De Botton lists 3 immature behaviours – sulking, becoming furious, or that we become cold. In other words, these are reactionary responses to the situation. In contrast, what is deemed mature requires mental fortitude to not succumb to the situation, with De Botton noting that mature individuals have the capacity to explain their distress, be able to stay calm, as well as possess the capability to be vulnerable as the heated situation plays out.

In this, maturity appears to be a refining process – that as we move into adulthood, we also grow into maturity. Yet, the danger lies in this very process of maturity, that we may forget our childhood selves. In growing into responsibility, we can become too dutiful that we forget to have fun. In growing in knowledge, we can become too fixated on collecting accolades that we selfishly forget to help our fellow neighbour in our studies. In growing to make money to put food on the table, we can become too obsessed with owning the whole world that we forget that we will one day pass away.

The simplicity of childhood is a beautiful thing. Let us not forget it, lest we lose what it means to be truly human.

“Grown-ups love figures… When you tell them you’ve made a new friend they never ask you any questions about essential matters. They never say to you “What does his voice sound like? What games does he love best? Does he collect butterflies? ” Instead they demand “How old is he? How much does he weigh? How much money does his father make? ” Only from these figures do they think they have learned anything about him.”

Antoine de Saint-Exupéry, The Little Prince


Cultural Schisms


Social Battery


  1. Sam H

    Very interesting thoughts Bryan, thank you!
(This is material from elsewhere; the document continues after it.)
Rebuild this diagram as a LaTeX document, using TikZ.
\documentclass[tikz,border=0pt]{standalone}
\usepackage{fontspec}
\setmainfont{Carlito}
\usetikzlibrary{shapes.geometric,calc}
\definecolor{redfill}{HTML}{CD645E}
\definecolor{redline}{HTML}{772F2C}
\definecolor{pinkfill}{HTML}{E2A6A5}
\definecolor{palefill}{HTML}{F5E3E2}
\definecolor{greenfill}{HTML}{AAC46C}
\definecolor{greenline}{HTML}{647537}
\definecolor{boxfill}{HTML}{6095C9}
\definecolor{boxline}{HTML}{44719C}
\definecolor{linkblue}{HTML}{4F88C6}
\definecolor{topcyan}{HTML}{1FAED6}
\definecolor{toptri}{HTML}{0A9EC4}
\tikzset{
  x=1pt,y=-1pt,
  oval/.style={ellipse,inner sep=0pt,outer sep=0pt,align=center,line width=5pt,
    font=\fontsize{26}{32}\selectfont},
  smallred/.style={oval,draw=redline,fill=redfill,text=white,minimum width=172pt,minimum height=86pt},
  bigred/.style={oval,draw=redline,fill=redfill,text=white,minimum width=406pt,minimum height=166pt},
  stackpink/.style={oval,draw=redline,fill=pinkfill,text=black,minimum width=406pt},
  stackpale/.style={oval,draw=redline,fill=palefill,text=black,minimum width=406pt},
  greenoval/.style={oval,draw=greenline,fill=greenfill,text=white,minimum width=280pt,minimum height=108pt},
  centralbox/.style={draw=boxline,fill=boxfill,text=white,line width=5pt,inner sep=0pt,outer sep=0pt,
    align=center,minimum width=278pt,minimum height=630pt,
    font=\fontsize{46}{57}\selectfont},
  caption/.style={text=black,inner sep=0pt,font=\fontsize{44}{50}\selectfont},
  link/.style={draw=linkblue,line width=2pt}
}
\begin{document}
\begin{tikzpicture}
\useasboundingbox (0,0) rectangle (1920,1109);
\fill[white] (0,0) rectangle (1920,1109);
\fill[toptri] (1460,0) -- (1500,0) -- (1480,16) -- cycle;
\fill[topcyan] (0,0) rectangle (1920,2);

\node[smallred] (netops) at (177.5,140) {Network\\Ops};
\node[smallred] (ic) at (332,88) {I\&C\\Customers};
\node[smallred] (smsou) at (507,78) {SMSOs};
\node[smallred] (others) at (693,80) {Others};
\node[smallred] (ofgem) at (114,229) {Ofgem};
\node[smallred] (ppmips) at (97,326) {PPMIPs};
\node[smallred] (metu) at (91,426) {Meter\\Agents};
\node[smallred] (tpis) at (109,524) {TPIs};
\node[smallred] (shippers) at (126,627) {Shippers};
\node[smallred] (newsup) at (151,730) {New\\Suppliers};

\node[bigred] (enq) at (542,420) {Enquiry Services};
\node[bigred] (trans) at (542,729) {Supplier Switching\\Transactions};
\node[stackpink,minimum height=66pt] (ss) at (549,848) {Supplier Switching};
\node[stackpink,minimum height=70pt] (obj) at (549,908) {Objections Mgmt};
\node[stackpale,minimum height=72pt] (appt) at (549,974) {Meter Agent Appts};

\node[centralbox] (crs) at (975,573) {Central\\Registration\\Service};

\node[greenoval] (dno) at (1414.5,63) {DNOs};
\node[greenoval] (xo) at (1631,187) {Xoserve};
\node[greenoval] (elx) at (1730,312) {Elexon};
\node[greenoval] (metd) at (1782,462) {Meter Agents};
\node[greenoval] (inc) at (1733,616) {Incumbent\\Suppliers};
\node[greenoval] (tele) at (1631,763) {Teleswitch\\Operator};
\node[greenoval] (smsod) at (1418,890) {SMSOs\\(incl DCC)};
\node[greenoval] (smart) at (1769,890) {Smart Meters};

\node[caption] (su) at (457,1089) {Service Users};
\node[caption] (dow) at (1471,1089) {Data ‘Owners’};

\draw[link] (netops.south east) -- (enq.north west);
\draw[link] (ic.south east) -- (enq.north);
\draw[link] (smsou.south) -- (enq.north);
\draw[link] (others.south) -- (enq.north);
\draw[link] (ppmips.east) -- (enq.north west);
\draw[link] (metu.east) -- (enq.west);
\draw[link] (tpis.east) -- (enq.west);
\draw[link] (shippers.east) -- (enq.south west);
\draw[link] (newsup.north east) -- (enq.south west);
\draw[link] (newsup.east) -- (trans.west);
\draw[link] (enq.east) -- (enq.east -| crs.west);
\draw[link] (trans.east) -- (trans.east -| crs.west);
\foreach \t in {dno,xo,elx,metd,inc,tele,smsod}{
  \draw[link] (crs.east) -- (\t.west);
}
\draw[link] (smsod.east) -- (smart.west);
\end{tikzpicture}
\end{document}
    The big thing this highlighted for me is how the Bible somehow sees both childhood and maturity as things to strive for — on the one hand it tells us to put away childish things, move on to spiritual meat, and attain maturity (ie “grow up” to be more like Jesus); but at the same time it tells us to become like children and approach God with child-like adoration and dependence.

    I think your idea of maturity as a refining process helps make sense of this tension. I was a pretty self-absorbed, emotionally unbalanced child, so I look back on my childhood self with mostly negative feelings. And unsurprisingly, as I see the Holy Spirit at work in my life—convicting me of sin, showing me more of Jesus— there are very important ways in which I feel I resemble that child less and less every day. But counter to this very straightforward view of maturity, sometimes I notice (positive) ways in which I’ve become *more* like my childhood self — eg. through learning to cling to God as a Father in scary times, and in other simple joys that I hadn’t experienced since I was quite young.
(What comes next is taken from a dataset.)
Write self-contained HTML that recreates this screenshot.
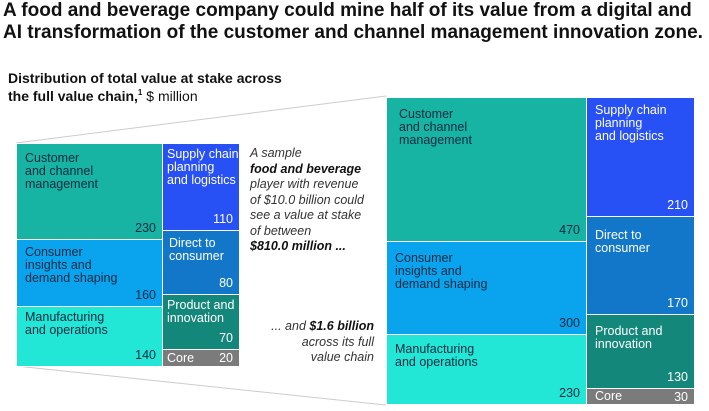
<!DOCTYPE html>
<html><head><style>
body{margin:0;width:709px;height:411px;background:#fff;font-family:"Liberation Sans",sans-serif;position:relative;overflow:hidden;color:#111}
.a{position:absolute}
.b{position:absolute;box-sizing:border-box;font-size:12.5px;line-height:13px;border:1px solid #fff}
.b .l{position:absolute;left:8px;top:8px}
.b .v{position:absolute;right:6px;bottom:4px}
.w{color:#fff}.d{color:#0a2a40}
.c1{background:#17b3a3}.c2{background:#0aa3ee}.c3{background:#22e6d6}.c4{background:#2750f5}.c5{background:#1377c9}.c6{background:#14877b}.c7{background:#7b7b7b}
</style></head><body>
<div class="a" style="left:3px;top:0px;font-size:19px;font-weight:bold;line-height:22px;color:#111;white-space:nowrap">A food and beverage company could mine half of its value from a digital and<br>AI transformation of the customer and channel management innovation zone.</div>
<div class="a" style="left:8px;top:69px;font-size:14px;line-height:18px;font-weight:bold;white-space:nowrap">Distribution of total value at stake across<br>the full value chain,<span style="font-size:8px;position:relative;top:-6px">1</span> <span style="font-weight:normal">$ million</span></div>
<svg class="a" style="left:0;top:0" width="709" height="411"><line x1="16" y1="143" x2="386" y2="96" stroke="#ccc"/><line x1="16" y1="366" x2="386" y2="405" stroke="#ccc"/></svg>

<div class="b c1 d" style="left:16px;top:143px;width:147px;height:97px"><span class="l">Customer<br>and channel<br>management</span><span class="v">230</span></div>
<div class="b c2 d" style="left:16px;top:239px;width:147px;height:68px"><span class="l" style="top:6px">Consumer<br>insights and<br>demand shaping</span><span class="v">160</span></div>
<div class="b c3 d" style="left:16px;top:306px;width:147px;height:61px"><span class="l" style="top:4px">Manufacturing<br>and operations</span><span class="v">140</span></div>
<div class="b c4 w" style="left:162px;top:143px;width:78px;height:88px"><span class="l" style="left:4px;top:4px">Supply chain<br>planning<br>and logistics</span><span class="v">110</span></div>
<div class="b c5 w" style="left:162px;top:230px;width:78px;height:65px"><span class="l" style="left:6px;top:6px">Direct to<br>consumer</span><span class="v">80</span></div>
<div class="b c6 w" style="left:162px;top:294px;width:78px;height:56px"><span class="l" style="left:4px;top:4px">Product and<br>innovation</span><span class="v">70</span></div>
<div class="b c7 w" style="left:162px;top:349px;width:78px;height:18px"><span class="l" style="left:4px;top:2px">Core</span><span class="v" style="bottom:1px">20</span></div>

<div class="a" style="left:250px;top:146px;font-size:12.5px;line-height:15.5px;font-style:italic;color:#333;white-space:nowrap">A sample<br><b style="color:#111">food and beverage</b><br>player with revenue<br>of $10.0 billion could<br>see a value at stake<br>of between<br><b style="color:#111">$810.0 million ...</b></div>
<div class="a" style="left:240px;top:319px;width:134px;text-align:right;font-size:12.5px;line-height:15.5px;font-style:italic;color:#333">... and <b style="color:#111">$1.6 billion</b><br>across its full<br>value chain</div>

<div class="b c1 d" style="left:386px;top:97px;width:201px;height:145px"><span class="l" style="left:12px;top:10px">Customer<br>and channel<br>management</span><span class="v">470</span></div>
<div class="b c2 d" style="left:386px;top:241px;width:201px;height:94px"><span class="l" style="top:10px">Consumer<br>insights and<br>demand shaping</span><span class="v">300</span></div>
<div class="b c3 d" style="left:386px;top:334px;width:201px;height:71px"><span class="l" style="top:8px">Manufacturing<br>and operations</span><span class="v">230</span></div>
<div class="b c4 w" style="left:586px;top:97px;width:109px;height:120px"><span class="l" style="top:6px">Supply chain<br>planning<br>and logistics</span><span class="v">210</span></div>
<div class="b c5 w" style="left:586px;top:216px;width:109px;height:99px"><span class="l" style="top:12px">Direct to<br>consumer</span><span class="v">170</span></div>
<div class="b c6 w" style="left:586px;top:314px;width:109px;height:75px"><span class="l" style="top:10px">Product and<br>innovation</span><span class="v">130</span></div>
<div class="b c7 w" style="left:586px;top:388px;width:109px;height:17px"><span class="l" style="top:1px">Core</span><span class="v" style="bottom:0px">30</span></div>
</body></html>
    This idea of sanctification as a refining process reminds me of 1 Corinthians 15:36 (and also Lewis’ reflections on this motif) that “what you sow does not come to life unless it dies.” The goodness we see in children is a dim reflection of the goodness we’ll see in the redeemed, resurrected humanity God is building. We are not buried with Christ and then re-created (ie. not resembling our former selves in *any* way); we are buried with Christ and *raised up* to walk in newness of life with (eventually) all the purity of childhood and all the glory of maturity in Jesus.

    Hope some of this is vaguely useful lol, thanks again for the thought-provoking article!
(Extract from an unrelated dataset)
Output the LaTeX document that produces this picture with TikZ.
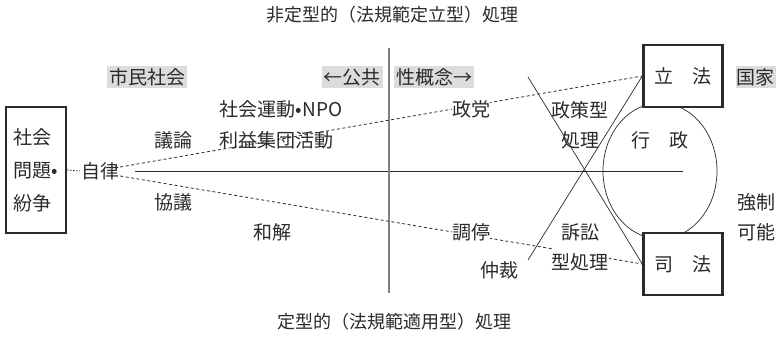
\documentclass[tikz,border=0pt]{standalone}
\usepackage{fontspec}
\setmainfont{Noto Sans CJK JP}
\usetikzlibrary{calc,shapes.geometric}
\definecolor{lbg}{HTML}{DCDCDC}
\definecolor{ink}{HTML}{2A2A2A}
\tikzset{
  lbl/.style={inner sep=1pt, font=\fontsize{19}{30}\selectfont, text=ink, align=center},
  ttl/.style={inner sep=1pt, font=\fontsize{18}{30}\selectfont, text=ink},
  gbox/.style={lbl, fill=lbg, inner xsep=2pt, inner ysep=2.5pt},
  thickbox/.style={draw=ink, line width=2.4pt, fill=white, minimum width=79pt, minimum height=62pt, font=\fontsize{19}{30}\selectfont, text=ink},
  dashln/.style={draw=ink, line width=0.8pt, dash pattern=on 3pt off 2.5pt},
  thinln/.style={draw=ink, line width=0.7pt}
}
\begin{document}
\begin{tikzpicture}[x=1pt,y=-1pt]
\useasboundingbox (0,0) rectangle (776,337);
% titles
\node[ttl] (top) at (392,15) {非定型的（法規範定立型）処理};
\node[ttl] (bot) at (394,322) {定型的（法規範適用型）処理};
% axes
\coordinate (hl) at (135,171);
\coordinate (hr) at (683,171);
\draw[thinln] (hl) -- (hr);
\coordinate (vt) at (389,48);
\coordinate (vb) at (389,293);
\draw[draw=gray, line width=1.4pt] (vt) -- (vb);
% ellipse (administration)
\node[draw=ink, line width=0.7pt, ellipse, minimum width=114pt, minimum height=136pt, inner sep=0pt] (gyosei) at (660,171) {};
% boxes
\node[thickbox] (rippo) at (683,76) {立\hspace{1em}法};
\node[thickbox] (shiho) at (683,264) {司\hspace{1em}法};
\node[draw=ink, line width=2.4pt, minimum width=60pt, minimum height=126pt, align=left, font=\fontsize{19}{33}\selectfont, text=ink, inner xsep=5pt] (prob) at (36,170) {社会\\問題•\\紛争};
% autonomy
\node[lbl] (jiritsu) at (100,171) {自律};
\draw[dashln, dash pattern=on 1.5pt off 1.5pt] (prob.east) -- (jiritsu.west);
\draw[dashln] ($(jiritsu.east)+(0,-4)$) -- (rippo.west);
\draw[dashln] ($(jiritsu.east)+(0,5)$) -- (shiho.west);
% X lines
\coordinate (xa) at (528,77);
\coordinate (xb) at (528,260);
\draw[thinln] (xa) -- (shiho.west);
\draw[thinln] (xb) -- (rippo.west);
% gray labels
\node[gbox] (shimin) at (147,77) {市民社会};
\node[gbox] (kokyo) at (352,77) {←公共};
\node[gbox] (gainen) at (434,77) {性概念→};
\node[gbox, anchor=east, inner xsep=1pt] (kokka) at (776,77) {国家};
% labels
\node[lbl] (npo) at (281,109) {社会運動•NPO};
\node[lbl] (rieki) at (276,140) {利益集団活動};
\node[lbl] (giron) at (173,140) {議論};
\node[lbl] (kyogi) at (173,202) {協議};
\node[lbl] (wakai) at (272,232) {和解};
\node[lbl, fill=white, inner xsep=0pt] (seito) at (471,109) {政党};
\node[lbl, fill=white, inner xsep=0pt] (chotei) at (471,232) {調停};
\node[lbl] (chusai) at (499,270) {仲裁};
\node[lbl] (seisaku) at (580,125) {政策型\\処理};
\node[lbl, fill=white, inner sep=0pt] (sosho) at (580,247) {訴訟\\型処理};
\node[lbl] (gyo) at (660,140) {行\hspace{1em}政};
\node[lbl] (kyosei) at (756,217) {強制\\可能};
\end{tikzpicture}
\end{document}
    • Hey Sam, your deeply thoughtful comment made my day 🙂 What you’ve said is definitely very useful, where a lot of things you’ve said I’ve never realised before! That 1 Corinthians 15:36 verse is indeed deeply fascinating, the fact that we have to die to our old self and be raised up in the newness of life really is mindblowing. What you’ve said also brings to mind this verse – “but Jesus said, ‘Let the little children come to me and do not hinder them, for to such belongs the kingdom of heaven'” – Matthew 19:14 ESV. Not that literal children exclusively belong to the kingdom of heaven, but referring to those that possess childlike faith. Appreciate it, Sam!